• _Required task_: Repeat the data word for word. Do not include the pictures.

--- Start Data section ---

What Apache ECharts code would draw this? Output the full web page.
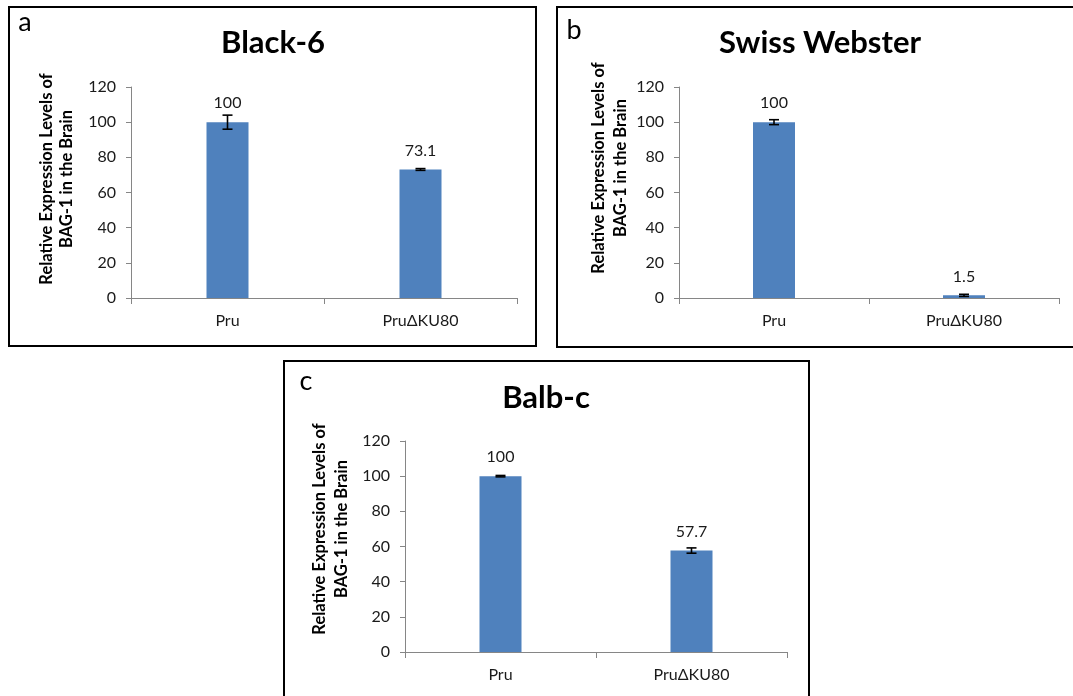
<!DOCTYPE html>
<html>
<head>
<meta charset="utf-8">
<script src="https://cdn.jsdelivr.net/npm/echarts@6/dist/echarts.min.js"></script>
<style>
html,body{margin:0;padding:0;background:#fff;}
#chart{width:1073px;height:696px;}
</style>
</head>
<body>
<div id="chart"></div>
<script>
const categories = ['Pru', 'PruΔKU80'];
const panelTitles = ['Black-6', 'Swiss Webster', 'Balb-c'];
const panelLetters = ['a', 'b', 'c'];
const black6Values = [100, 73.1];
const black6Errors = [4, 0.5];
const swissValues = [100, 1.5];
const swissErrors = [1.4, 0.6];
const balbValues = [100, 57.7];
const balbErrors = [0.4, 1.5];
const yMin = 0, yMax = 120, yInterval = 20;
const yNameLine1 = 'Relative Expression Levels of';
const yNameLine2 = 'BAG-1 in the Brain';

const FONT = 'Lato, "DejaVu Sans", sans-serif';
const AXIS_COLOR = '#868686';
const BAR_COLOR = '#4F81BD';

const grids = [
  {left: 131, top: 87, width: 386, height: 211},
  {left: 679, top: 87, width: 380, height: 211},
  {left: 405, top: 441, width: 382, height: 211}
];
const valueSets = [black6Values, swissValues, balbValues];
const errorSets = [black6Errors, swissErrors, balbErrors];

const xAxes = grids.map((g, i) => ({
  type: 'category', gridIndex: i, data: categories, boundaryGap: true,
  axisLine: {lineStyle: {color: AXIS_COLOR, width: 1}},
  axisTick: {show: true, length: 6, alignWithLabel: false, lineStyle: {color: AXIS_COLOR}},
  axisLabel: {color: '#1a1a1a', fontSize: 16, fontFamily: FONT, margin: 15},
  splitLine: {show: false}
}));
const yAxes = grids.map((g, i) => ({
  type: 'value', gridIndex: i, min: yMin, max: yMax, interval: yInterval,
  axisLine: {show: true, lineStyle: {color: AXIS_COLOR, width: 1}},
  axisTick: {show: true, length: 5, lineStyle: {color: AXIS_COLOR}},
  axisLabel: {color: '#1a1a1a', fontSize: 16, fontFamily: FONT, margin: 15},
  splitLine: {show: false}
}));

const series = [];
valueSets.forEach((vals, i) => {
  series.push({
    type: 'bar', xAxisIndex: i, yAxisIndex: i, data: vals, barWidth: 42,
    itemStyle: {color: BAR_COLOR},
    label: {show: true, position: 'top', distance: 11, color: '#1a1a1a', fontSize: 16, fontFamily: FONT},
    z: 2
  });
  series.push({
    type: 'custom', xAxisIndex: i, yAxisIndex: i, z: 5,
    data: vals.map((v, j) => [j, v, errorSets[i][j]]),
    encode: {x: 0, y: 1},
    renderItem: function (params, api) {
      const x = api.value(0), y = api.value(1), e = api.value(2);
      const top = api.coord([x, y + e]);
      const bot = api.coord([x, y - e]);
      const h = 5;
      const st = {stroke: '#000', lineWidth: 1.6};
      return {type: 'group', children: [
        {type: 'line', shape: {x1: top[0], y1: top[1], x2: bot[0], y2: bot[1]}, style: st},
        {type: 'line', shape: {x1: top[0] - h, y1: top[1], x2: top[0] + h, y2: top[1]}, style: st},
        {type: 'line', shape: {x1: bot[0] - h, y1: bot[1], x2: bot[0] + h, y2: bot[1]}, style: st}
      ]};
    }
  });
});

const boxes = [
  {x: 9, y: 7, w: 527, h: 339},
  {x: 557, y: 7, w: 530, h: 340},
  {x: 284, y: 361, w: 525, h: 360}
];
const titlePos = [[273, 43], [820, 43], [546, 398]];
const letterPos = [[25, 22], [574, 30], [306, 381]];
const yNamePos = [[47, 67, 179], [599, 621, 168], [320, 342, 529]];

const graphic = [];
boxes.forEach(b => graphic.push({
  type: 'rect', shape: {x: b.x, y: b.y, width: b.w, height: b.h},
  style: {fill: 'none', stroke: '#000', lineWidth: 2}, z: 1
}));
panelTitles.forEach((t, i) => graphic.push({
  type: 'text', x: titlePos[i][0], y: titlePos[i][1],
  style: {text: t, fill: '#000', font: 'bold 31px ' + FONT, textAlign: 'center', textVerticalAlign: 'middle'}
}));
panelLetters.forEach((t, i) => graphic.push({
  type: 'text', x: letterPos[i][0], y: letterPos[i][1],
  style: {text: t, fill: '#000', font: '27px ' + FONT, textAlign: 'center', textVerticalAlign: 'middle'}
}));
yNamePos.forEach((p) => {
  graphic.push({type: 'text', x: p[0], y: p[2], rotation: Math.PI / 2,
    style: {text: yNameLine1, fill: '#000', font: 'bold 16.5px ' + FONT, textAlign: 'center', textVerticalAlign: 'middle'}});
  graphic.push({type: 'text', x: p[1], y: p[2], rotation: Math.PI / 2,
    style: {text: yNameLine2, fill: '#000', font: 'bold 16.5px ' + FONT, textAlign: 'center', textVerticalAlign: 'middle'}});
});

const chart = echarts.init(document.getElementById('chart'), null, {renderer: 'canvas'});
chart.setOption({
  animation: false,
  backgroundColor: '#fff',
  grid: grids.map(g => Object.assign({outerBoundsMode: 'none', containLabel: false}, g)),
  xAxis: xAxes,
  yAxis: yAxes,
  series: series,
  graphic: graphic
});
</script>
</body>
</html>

--- End Data section ---

• _Completed exercise_:
What Apache ECharts code would draw this? Output the full web page.
<!DOCTYPE html>
<html>
<head>
<meta charset="utf-8">
<script src="https://cdn.jsdelivr.net/npm/echarts@6/dist/echarts.min.js"></script>
<style>
html,body{margin:0;padding:0;background:#fff;}
#chart{width:1073px;height:696px;}
</style>
</head>
<body>
<div id="chart"></div>
<script>
const categories = ['Pru', 'PruΔKU80'];
const panelTitles = ['Black-6', 'Swiss Webster', 'Balb-c'];
const panelLetters = ['a', 'b', 'c'];
const black6Values = [100, 73.1];
const black6Errors = [4, 0.5];
const swissValues = [100, 1.5];
const swissErrors = [1.4, 0.6];
const balbValues = [100, 57.7];
const balbErrors = [0.4, 1.5];
const yMin = 0, yMax = 120, yInterval = 20;
const yNameLine1 = 'Relative Expression Levels of';
const yNameLine2 = 'BAG-1 in the Brain';

const FONT = 'Lato, "DejaVu Sans", sans-serif';
const AXIS_COLOR = '#868686';
const BAR_COLOR = '#4F81BD';

const grids = [
  {left: 131, top: 87, width: 386, height: 211},
  {left: 679, top: 87, width: 380, height: 211},
  {left: 405, top: 441, width: 382, height: 211}
];
const valueSets = [black6Values, swissValues, balbValues];
const errorSets = [black6Errors, swissErrors, balbErrors];

const xAxes = grids.map((g, i) => ({
  type: 'category', gridIndex: i, data: categories, boundaryGap: true,
  axisLine: {lineStyle: {color: AXIS_COLOR, width: 1}},
  axisTick: {show: true, length: 6, alignWithLabel: false, lineStyle: {color: AXIS_COLOR}},
  axisLabel: {color: '#1a1a1a', fontSize: 16, fontFamily: FONT, margin: 15},
  splitLine: {show: false}
}));
const yAxes = grids.map((g, i) => ({
  type: 'value', gridIndex: i, min: yMin, max: yMax, interval: yInterval,
  axisLine: {show: true, lineStyle: {color: AXIS_COLOR, width: 1}},
  axisTick: {show: true, length: 5, lineStyle: {color: AXIS_COLOR}},
  axisLabel: {color: '#1a1a1a', fontSize: 16, fontFamily: FONT, margin: 15},
  splitLine: {show: false}
}));

const series = [];
valueSets.forEach((vals, i) => {
  series.push({
    type: 'bar', xAxisIndex: i, yAxisIndex: i, data: vals, barWidth: 42,
    itemStyle: {color: BAR_COLOR},
    label: {show: true, position: 'top', distance: 11, color: '#1a1a1a', fontSize: 16, fontFamily: FONT},
    z: 2
  });
  series.push({
    type: 'custom', xAxisIndex: i, yAxisIndex: i, z: 5,
    data: vals.map((v, j) => [j, v, errorSets[i][j]]),
    encode: {x: 0, y: 1},
    renderItem: function (params, api) {
      const x = api.value(0), y = api.value(1), e = api.value(2);
      const top = api.coord([x, y + e]);
      const bot = api.coord([x, y - e]);
      const h = 5;
      const st = {stroke: '#000', lineWidth: 1.6};
      return {type: 'group', children: [
        {type: 'line', shape: {x1: top[0], y1: top[1], x2: bot[0], y2: bot[1]}, style: st},
        {type: 'line', shape: {x1: top[0] - h, y1: top[1], x2: top[0] + h, y2: top[1]}, style: st},
        {type: 'line', shape: {x1: bot[0] - h, y1: bot[1], x2: bot[0] + h, y2: bot[1]}, style: st}
      ]};
    }
  });
});

const boxes = [
  {x: 9, y: 7, w: 527, h: 339},
  {x: 557, y: 7, w: 530, h: 340},
  {x: 284, y: 361, w: 525, h: 360}
];
const titlePos = [[273, 43], [820, 43], [546, 398]];
const letterPos = [[25, 22], [574, 30], [306, 381]];
const yNamePos = [[47, 67, 179], [599, 621, 168], [320, 342, 529]];

const graphic = [];
boxes.forEach(b => graphic.push({
  type: 'rect', shape: {x: b.x, y: b.y, width: b.w, height: b.h},
  style: {fill: 'none', stroke: '#000', lineWidth: 2}, z: 1
}));
panelTitles.forEach((t, i) => graphic.push({
  type: 'text', x: titlePos[i][0], y: titlePos[i][1],
  style: {text: t, fill: '#000', font: 'bold 31px ' + FONT, textAlign: 'center', textVerticalAlign: 'middle'}
}));
panelLetters.forEach((t, i) => graphic.push({
  type: 'text', x: letterPos[i][0], y: letterPos[i][1],
  style: {text: t, fill: '#000', font: '27px ' + FONT, textAlign: 'center', textVerticalAlign: 'middle'}
}));
yNamePos.forEach((p) => {
  graphic.push({type: 'text', x: p[0], y: p[2], rotation: Math.PI / 2,
    style: {text: yNameLine1, fill: '#000', font: 'bold 16.5px ' + FONT, textAlign: 'center', textVerticalAlign: 'middle'}});
  graphic.push({type: 'text', x: p[1], y: p[2], rotation: Math.PI / 2,
    style: {text: yNameLine2, fill: '#000', font: 'bold 16.5px ' + FONT, textAlign: 'center', textVerticalAlign: 'middle'}});
});

const chart = echarts.init(document.getElementById('chart'), null, {renderer: 'canvas'});
chart.setOption({
  animation: false,
  backgroundColor: '#fff',
  grid: grids.map(g => Object.assign({outerBoundsMode: 'none', containLabel: false}, g)),
  xAxis: xAxes,
  yAxis: yAxes,
  series: series,
  graphic: graphic
});
</script>
</body>
</html>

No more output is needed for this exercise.